## Requirements
Gather the lines below that include the string "matplotlib", copying each in full.

## Raw data
+===+
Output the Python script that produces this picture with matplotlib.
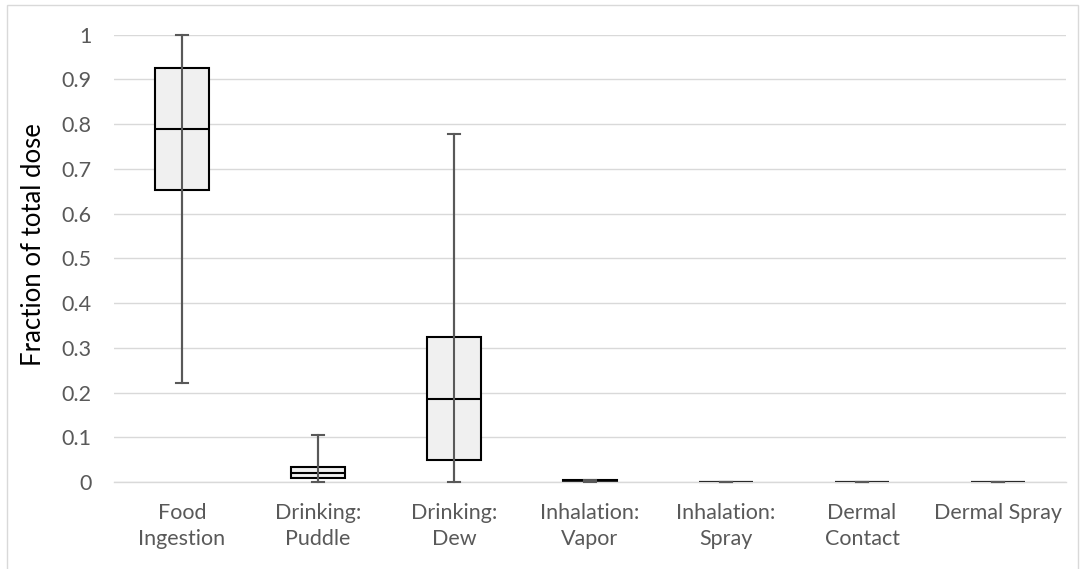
import matplotlib.pyplot as plt
from matplotlib.patches import Rectangle

plt.rcParams['font.family'] = ['Lato', 'DejaVu Sans']

labels = ['Food\nIngestion', 'Drinking:\nPuddle', 'Drinking:\nDew', 'Inhalation:\nVapor',
          'Inhalation:\nSpray', 'Dermal\nContact', 'Dermal Spray']
low = [0.221, 0.0, 0.0, 0.0, 0.0, 0.0, 0.0]
q1 = [0.653, 0.008, 0.049, 0.0005, 0.0001, 0.0001, 0.0001]
med = [0.790, 0.021, 0.186, 0.002, 0.0002, 0.0002, 0.0002]
q3 = [0.925, 0.034, 0.324, 0.004, 0.0004, 0.0003, 0.0003]
high = [1.0, 0.104, 0.778, 0.005, 0.0006, 0.0005, 0.0005]

stats = []
for i in range(len(labels)):
    stats.append({'whislo': low[i], 'q1': q1[i], 'med': med[i], 'q3': q3[i],
                  'whishi': high[i], 'fliers': [], 'label': labels[i]})

fig = plt.figure(figsize=(10.82, 5.69), dpi=100)
ax = fig.add_axes([114 / 1082, 1 - 482 / 569, 952 / 1082, (482 - 34.7) / 569])

pos = list(range(len(labels)))
gray = '#595959'
ax.vlines(pos, low, high, color=gray, lw=1.5, zorder=3)
ax.bxp(stats, positions=pos, widths=0.4, capwidths=0.09, patch_artist=True,
       showfliers=False,
       boxprops=dict(facecolor='#f0f0f0', edgecolor='black', lw=1.5, zorder=2),
       medianprops=dict(color='black', lw=1.5, zorder=2.5),
       whiskerprops=dict(color=gray, lw=1.5, zorder=3),
       capprops=dict(color=gray, lw=1.5, zorder=3))
for l in ax.lines:
    l.set_clip_on(False)

ax.set_xlim(-0.5, len(labels) - 0.5)
ax.set_ylim(0, 1)
ax.set_yticks([i / 10 for i in range(11)])
ax.set_yticklabels(['0', '0.1', '0.2', '0.3', '0.4', '0.5', '0.6', '0.7', '0.8', '0.9', '1'])
ax.yaxis.grid(True, color='#d9d9d9', lw=1)
ax.set_axisbelow(True)
for s in ['top', 'right', 'left']:
    ax.spines[s].set_visible(False)
ax.spines['bottom'].set_color('#d9d9d9')
ax.spines['bottom'].set_linewidth(1)
ax.tick_params(axis='y', length=0, pad=16, labelsize=15.5, labelcolor=gray)
ax.tick_params(axis='x', length=0, pad=15, labelsize=15.5, labelcolor=gray)
for t in ax.get_xticklabels():
    t.set_linespacing(1.4)

ax.set_ylabel('Fraction of total dose', fontsize=18.5, color='black')
ax.yaxis.set_label_coords(-0.071, 0.53)

fig.add_artist(Rectangle((7 / 1082, -0.01), (1078 - 7) / 1082, 1 - 5 / 569 + 0.01,
                         transform=fig.transFigure, fill=False, edgecolor='#d9d9d9', lw=1))

fig.savefig('out.png', dpi=100)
+===+
## Result
Output the Python script that produces this picture with matplotlib.
import matplotlib.pyplot as plt
from matplotlib.patches import Rectangle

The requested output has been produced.